Stellantis shares tons of parts and software. Peugeot 2008 and Opel Mokka is essentially the same car. They share the same shifter, electronics and software stack sans the skin applied to displays and LCD geometry. Even 3008 has the same hardware with the same software. Heck, even the "lane hold" button is exactly the same one in all three cars. Same for parking brake switch, down to the blinking pattern of indicator LED. I bet all three use the same 8 gear auto gearbox, with different ratio sets, too.

After Fiat bought Chrysler, they started to use the same steering wheel in Dodge Charger and Fiat Tipo. Newer Fiats come with Mopar brakes and fluid subsystems (steering, cooling, etc.)

Key fobs are even funnier. In practice, every company uses the same key fob. A Lamborghini has the same fob with a VW Polo, sans the logo. Same for Stellantis group cars.

When you start to notice "chassis sharing" in commercial market vehicles, it stops being funny and starts to become ridiculous.



> Key fobs are even funnier

On Aston Martin key fobs, when the rubber coating wore off, it literally had the Volvo logo underneath.

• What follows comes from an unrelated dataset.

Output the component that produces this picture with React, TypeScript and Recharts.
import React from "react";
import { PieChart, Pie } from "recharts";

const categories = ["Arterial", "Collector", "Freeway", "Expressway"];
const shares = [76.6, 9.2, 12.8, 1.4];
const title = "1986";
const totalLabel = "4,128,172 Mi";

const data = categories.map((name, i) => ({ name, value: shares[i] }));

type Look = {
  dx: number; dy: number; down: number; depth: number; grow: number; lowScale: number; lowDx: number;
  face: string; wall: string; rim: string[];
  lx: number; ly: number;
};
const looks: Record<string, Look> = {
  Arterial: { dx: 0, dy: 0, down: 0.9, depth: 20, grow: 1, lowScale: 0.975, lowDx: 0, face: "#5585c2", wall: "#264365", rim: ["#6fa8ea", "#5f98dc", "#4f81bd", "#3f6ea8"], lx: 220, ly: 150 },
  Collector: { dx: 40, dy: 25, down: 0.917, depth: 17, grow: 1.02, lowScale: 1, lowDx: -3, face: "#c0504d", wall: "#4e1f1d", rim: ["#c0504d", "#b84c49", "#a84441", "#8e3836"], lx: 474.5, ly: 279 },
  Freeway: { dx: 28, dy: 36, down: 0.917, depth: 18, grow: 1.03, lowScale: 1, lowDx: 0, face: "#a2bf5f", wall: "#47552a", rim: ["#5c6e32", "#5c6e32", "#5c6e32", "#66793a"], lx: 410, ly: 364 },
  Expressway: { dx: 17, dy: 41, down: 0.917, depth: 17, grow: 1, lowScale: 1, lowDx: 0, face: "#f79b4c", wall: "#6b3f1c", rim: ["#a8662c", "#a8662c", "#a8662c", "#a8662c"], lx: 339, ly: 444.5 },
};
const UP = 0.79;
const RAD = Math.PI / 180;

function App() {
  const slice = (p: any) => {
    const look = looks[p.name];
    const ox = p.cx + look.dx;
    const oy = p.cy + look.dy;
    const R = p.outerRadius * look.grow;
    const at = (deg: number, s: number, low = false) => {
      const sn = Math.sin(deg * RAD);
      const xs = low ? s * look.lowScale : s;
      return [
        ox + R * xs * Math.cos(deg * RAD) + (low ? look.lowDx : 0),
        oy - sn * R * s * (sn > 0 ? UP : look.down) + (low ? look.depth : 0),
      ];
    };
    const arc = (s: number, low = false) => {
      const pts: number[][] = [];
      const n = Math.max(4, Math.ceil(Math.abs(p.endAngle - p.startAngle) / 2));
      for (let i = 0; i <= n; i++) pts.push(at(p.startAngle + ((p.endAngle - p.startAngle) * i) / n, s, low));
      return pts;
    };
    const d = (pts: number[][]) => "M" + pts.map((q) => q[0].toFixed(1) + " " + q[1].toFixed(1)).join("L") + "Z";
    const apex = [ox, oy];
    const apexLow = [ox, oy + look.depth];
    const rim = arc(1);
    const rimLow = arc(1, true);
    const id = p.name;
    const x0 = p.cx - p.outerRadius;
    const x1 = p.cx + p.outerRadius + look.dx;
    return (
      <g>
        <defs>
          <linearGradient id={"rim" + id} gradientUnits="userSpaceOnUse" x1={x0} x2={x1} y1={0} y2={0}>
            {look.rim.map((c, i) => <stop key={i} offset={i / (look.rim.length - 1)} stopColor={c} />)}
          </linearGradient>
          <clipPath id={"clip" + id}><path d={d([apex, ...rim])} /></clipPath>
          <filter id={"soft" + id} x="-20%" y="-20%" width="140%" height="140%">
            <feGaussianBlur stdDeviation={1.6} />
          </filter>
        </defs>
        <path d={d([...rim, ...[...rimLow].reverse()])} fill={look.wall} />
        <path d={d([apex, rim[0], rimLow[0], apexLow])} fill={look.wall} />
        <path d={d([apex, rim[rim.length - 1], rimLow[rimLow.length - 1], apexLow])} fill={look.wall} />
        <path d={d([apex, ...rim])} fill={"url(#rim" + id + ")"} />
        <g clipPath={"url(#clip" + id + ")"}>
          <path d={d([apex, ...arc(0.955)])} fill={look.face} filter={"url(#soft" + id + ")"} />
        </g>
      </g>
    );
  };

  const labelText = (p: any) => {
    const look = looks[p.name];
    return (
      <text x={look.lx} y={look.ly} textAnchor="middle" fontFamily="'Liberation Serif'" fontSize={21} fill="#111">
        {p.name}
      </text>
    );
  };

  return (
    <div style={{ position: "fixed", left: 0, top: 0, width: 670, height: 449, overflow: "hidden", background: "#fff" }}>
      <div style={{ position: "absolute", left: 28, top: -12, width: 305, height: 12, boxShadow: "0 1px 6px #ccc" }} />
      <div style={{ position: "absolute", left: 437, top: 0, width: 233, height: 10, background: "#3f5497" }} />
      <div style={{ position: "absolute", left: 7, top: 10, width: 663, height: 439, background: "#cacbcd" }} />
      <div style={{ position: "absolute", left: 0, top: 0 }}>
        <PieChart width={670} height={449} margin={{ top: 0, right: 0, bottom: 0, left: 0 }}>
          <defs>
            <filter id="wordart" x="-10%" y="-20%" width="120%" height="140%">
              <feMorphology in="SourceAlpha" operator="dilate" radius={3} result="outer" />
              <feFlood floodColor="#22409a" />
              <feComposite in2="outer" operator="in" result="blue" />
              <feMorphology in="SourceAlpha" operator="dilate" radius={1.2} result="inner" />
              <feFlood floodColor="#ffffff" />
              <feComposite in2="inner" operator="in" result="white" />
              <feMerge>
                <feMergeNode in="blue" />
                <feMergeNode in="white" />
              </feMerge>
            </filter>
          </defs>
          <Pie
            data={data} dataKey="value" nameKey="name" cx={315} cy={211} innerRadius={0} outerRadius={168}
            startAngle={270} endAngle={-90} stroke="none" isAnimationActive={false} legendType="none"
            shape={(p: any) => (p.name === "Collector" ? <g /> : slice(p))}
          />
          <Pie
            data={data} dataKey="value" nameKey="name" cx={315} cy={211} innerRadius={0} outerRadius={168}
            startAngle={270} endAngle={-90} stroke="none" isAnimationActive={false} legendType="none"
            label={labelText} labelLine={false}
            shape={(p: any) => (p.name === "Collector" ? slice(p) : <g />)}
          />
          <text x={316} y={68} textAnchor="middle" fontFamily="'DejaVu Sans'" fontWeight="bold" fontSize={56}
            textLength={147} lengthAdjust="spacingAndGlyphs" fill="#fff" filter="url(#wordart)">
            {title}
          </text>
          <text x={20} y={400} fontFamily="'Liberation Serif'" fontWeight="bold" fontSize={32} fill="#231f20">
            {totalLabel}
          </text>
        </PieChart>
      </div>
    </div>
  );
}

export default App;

Ford parts bin.


It also sometimes works out in your favor, especially for VW, since theres Audi and Porsche parts you can just slap on your GTI.


I know a guy who installed TT's magnetic active shocks to a Golf and got terrific results.

However, I'd rather have a boring car which I don't need to constantly maintain instead of an exciting one which needs a tune-up every weekend but that's just me.

It's not that I can't. It's rather I won't.